DRDet: Dual-Angle Rotated Line Representation for Oriented Object Detection

Abstract

In aerial scenes, oriented object detection is sensitive to the orientation of objects, which makes the formulation of orientation-aware object representation become a critical problem. Existing methods mostly adopt rectangle anchor or discrete points as object representation, which may lead to the feature aliasing between overlapping objects and ignore the orientation information of objects. To solve these issues, we propose a novel anchor-free oriented object detection network named DRDet, which adopts Dual-angle Rotated Lines (DRL) as object representation. Different from other object representations, DRL can adaptively rotate and extend to the boundary of the object according to its orientation and shape, which explicitly introduces the orientation information into the formulation of object representation. And it can adaptively cope with the geometric deformation of objects.
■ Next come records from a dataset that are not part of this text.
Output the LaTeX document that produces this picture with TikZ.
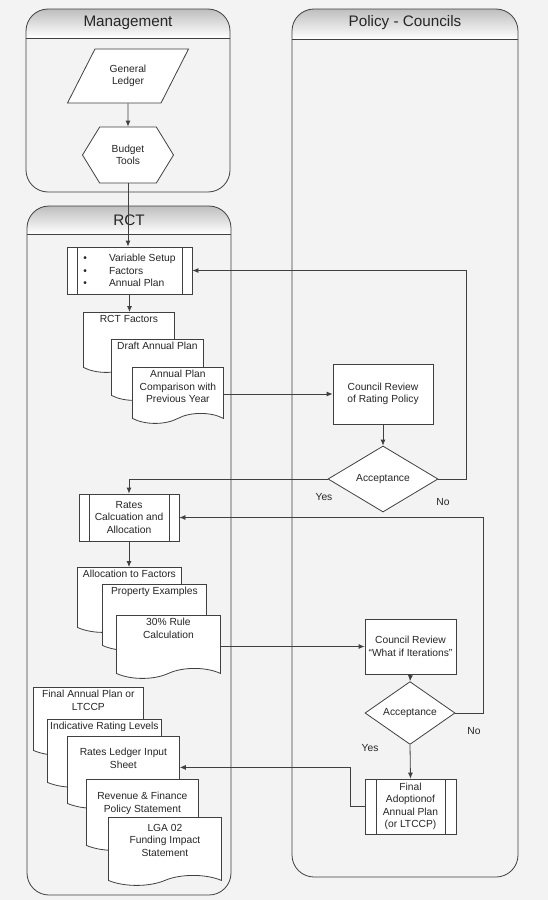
\documentclass[tikz,border=0pt]{standalone}
\usepackage{fontspec}
\setmainfont{Liberation Sans}
\usetikzlibrary{arrows.meta,shapes.geometric,shapes.symbols}
\definecolor{bggray}{RGB}{243,243,243}
\definecolor{linegray}{RGB}{64,64,64}
\definecolor{hdrgray}{RGB}{190,190,190}
\begin{document}
\begin{tikzpicture}[x=1bp,y=-1bp,
  font=\fontsize{10.3}{12.4}\selectfont, text=black!85,
  line/.style={draw=linegray, line width=0.8bp},
  arrow/.style={line, -{Latex[length=6bp,width=5bp]}},
  box/.style={line, fill=white, align=center, inner sep=2bp},
  process/.style={rectangle, box, path picture={
      \draw[line] ([xshift=#1]path picture bounding box.north west) -- ([xshift=#1]path picture bounding box.south west);
      \draw[line] ([xshift=-#1]path picture bounding box.north east) -- ([xshift=-#1]path picture bounding box.south east);}},
  process/.default=10bp,
  doc/.style n args={3}{tape, tape bend top=none, tape bend bottom=in and out, tape bend height=10bp,
      line, fill=white, inner xsep=2bp, inner ysep=3bp, anchor=north west, minimum width=#1,
      execute at begin node={\begin{minipage}[c][#2][t]{\dimexpr#1-4bp\relax}\vspace*{#3}\centering},
      execute at end node={\end{minipage}}},
  lanetitle/.style={font=\fontsize{15.3}{18}\selectfont}]
  \useasboundingbox (0,0) rectangle (548,900);
  \fill[bggray] (0,0) rectangle (548,900);

  % swim lanes
  \foreach \xa/\ya/\xb/\yb/\yh in {26/9/230/192/38, 27/206/231/895/234, 292/9/518/877/39}{
    \begin{scope}
      \clip[rounded corners=22bp] (\xa,\ya) rectangle (\xb,\yb);
      \shade[top color=hdrgray, bottom color=white] (\xa,\ya) rectangle (\xb,\yh);
    \end{scope}
    \draw[line, rounded corners=22bp] (\xa,\ya) rectangle (\xb,\yb);
    \draw[line] (\xa,\yh) -- (\xb,\yh);
  }
  \node (mgmt) at (128,23) [lanetitle] {Management};
  \node (rct) at (129,220) [lanetitle] {RCT};
  \node (policy) at (405,23) [lanetitle] {Policy - Councils};

  % management
  \node (ledger) at (128,76) [trapezium, trapezium left angle=63, trapezium right angle=117, box,
      trapezium stretches body, inner ysep=16bp, minimum width=121bp, minimum height=54bp] {General\\Ledger};
  \node (budget) at (128,155) [signal, signal to=west and east, signal pointer angle=117, box,
      minimum width=91bp, minimum height=56bp] {Budget\\Tools};

  % rct, first pass
  \node (setup) at (129.5,270.5) [process, minimum width=125bp, minimum height=47bp, align=left]
      {\textbullet\hspace{22bp}Variable Setup\\\textbullet\hspace{22bp}Factors\\\textbullet\hspace{22bp}Annual Plan};
  \node (factors) at (83,312) [doc={91bp}{44bp}{0bp}] {RCT Factors};
  \node (draft) at (111,339) [doc={92bp}{45bp}{0bp}] {Draft Annual Plan};
  \node (cmp) at (132,367) [doc={91bp}{40bp}{0bp}] {Annual Plan\\Comparison with\\Previous Year};

  % rct, second pass
  \node (rates) at (129,517.5) [process, minimum width=100bp, minimum height=47bp] {Rates\\Calcuation and\\Allocation};
  \node (alloc) at (77,567) [doc={104bp}{49bp}{0bp}] {Allocation to Factors};
  \node (prop) at (102,584) [doc={104bp}{50bp}{0bp}] {Property Examples};
  \node (rule) at (116,615) [doc={104bp}{47bp}{0bp}] {30\% Rule\\Calculation};

  % rct, outputs
  \node (plan) at (33,687) [doc={110bp}{52bp}{0bp}] {Final Annual Plan or\\LTCCP};
  \node (indic) at (47,719) [doc={114bp}{52bp}{0bp}] {Indicative Rating Levels};
  \node (ledgerin) at (67,736) [doc={112bp}{56bp}{9bp}] {Rates Ledger Input\\Sheet};
  \node (revenue) at (86,779) [doc={112bp}{55bp}{10bp}] {Revenue \& Finance\\Policy Statement};
  \node (lga) at (108,817) [doc={113bp}{52bp}{4bp}] {LGA 02\\Funding Impact\\Statement};

  % councils
  \node (review1) at (383,394) [rectangle, box, minimum width=100bp, minimum height=60bp] {Council Review\\of Rating Policy};
  \node (accept1) at (383,479) [diamond, box, inner sep=0pt, minimum width=110bp, minimum height=66bp] {Acceptance};
  \node (yes1) at (324,497) {Yes};
  \node (no1) at (443,502) {No};
  \node (review2) at (410.5,646.5) [rectangle, box, minimum width=91bp, minimum height=55bp] {Council Review\\“What if Iterations”};
  \node (accept2) at (410,713) [diamond, box, inner sep=0pt, minimum width=90bp, minimum height=54bp] {Acceptance};
  \node (no2) at (474,731) {No};
  \node (yes2) at (370,748) {Yes};
  \node (final) at (410.5,806.5) [process=11bp, minimum width=91bp, minimum height=55bp] {Final\\Adoptionof\\Annual Plan\\(or LTCCP)};

  % connectors
  \draw[arrow] (ledger.south) -- (budget.north);
  \draw[arrow] (budget.south) -- (budget.south |- setup.north);
  \draw[arrow] (setup.south) -- (setup.south |- factors.north);
  \draw[arrow] (cmp.east |- review1.west) -- (review1.west);
  \draw[arrow] (review1.south) -- (accept1.north);
  \draw[arrow] (accept1.west) -| (rates.north);
  \draw[arrow] (accept1.east) -- ++(28,0) |- (setup.east);
  \draw[arrow] (rates.south) -- (rates.south |- alloc.north);
  \draw[arrow] (rule.east |- review2.west) -- (review2.west);
  \draw[arrow] (review2.south) -- (accept2.north);
  \draw[arrow] (accept2.east) -- ++(28,0) |- (rates.east);
  \draw[arrow] (accept2.south) -- (final.north);
  \draw[arrow] (final.west) -- ++(-14,0) |- (ledgerin.east);
\end{tikzpicture}
\end{document}
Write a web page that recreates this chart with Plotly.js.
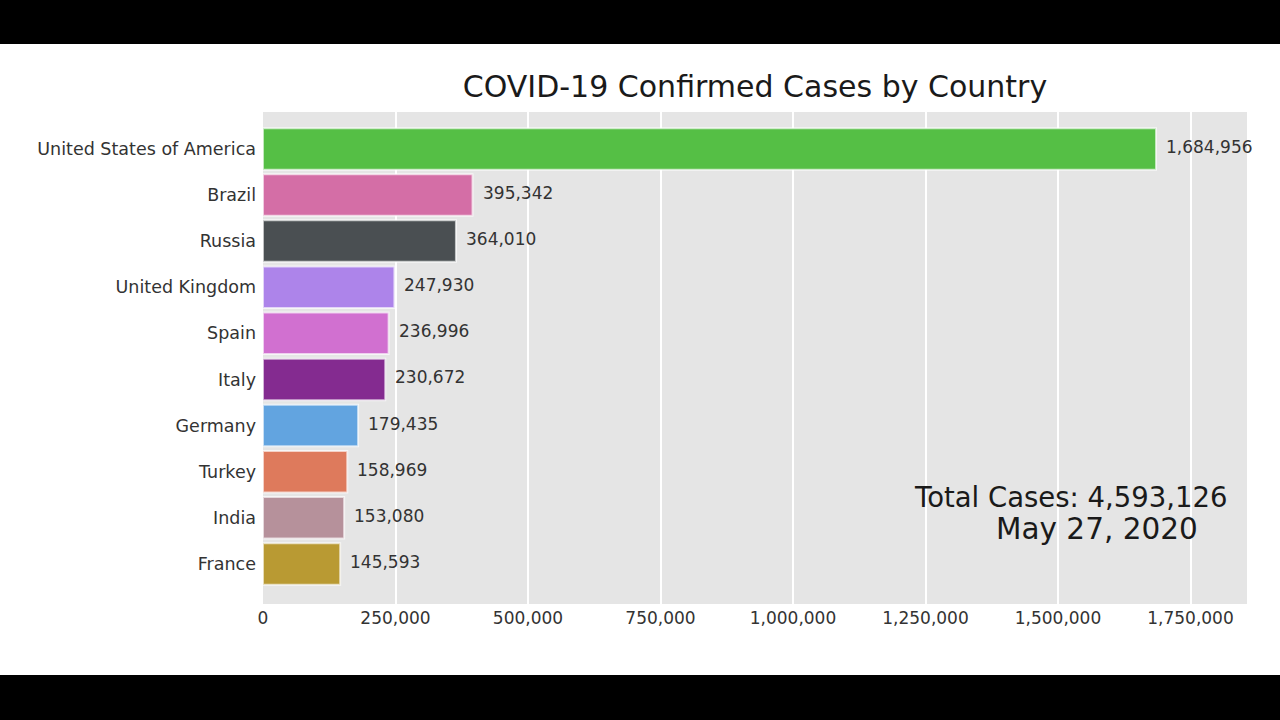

Based on the dual-angle rotated lines, we design an Orientation-guided Feature Encoder (OFE) to encode discriminant object feature along each rotated line, respectively. Instead of encoding rectangle feature, the OFE module adopts line features for orientation-guided feature encoding, which can alleviate the feature aliasing between neighboring objects or background. To further enhance the flexibility of dual-angle rotated lines, we design a Dual-angle Decoder (DD) that predicts two angle offsets according to the orientation-guided feature and converts the angle offsets and regression offsets into dual-angle rotated line representation, which can help to guide the adaptive rotation of each rotated line, respectively. Our proposed method achieves consistent improvement on both DOTA and HRSC2016 datasets. Extensive experimental results verify the effectiveness of our method in oriented object detection.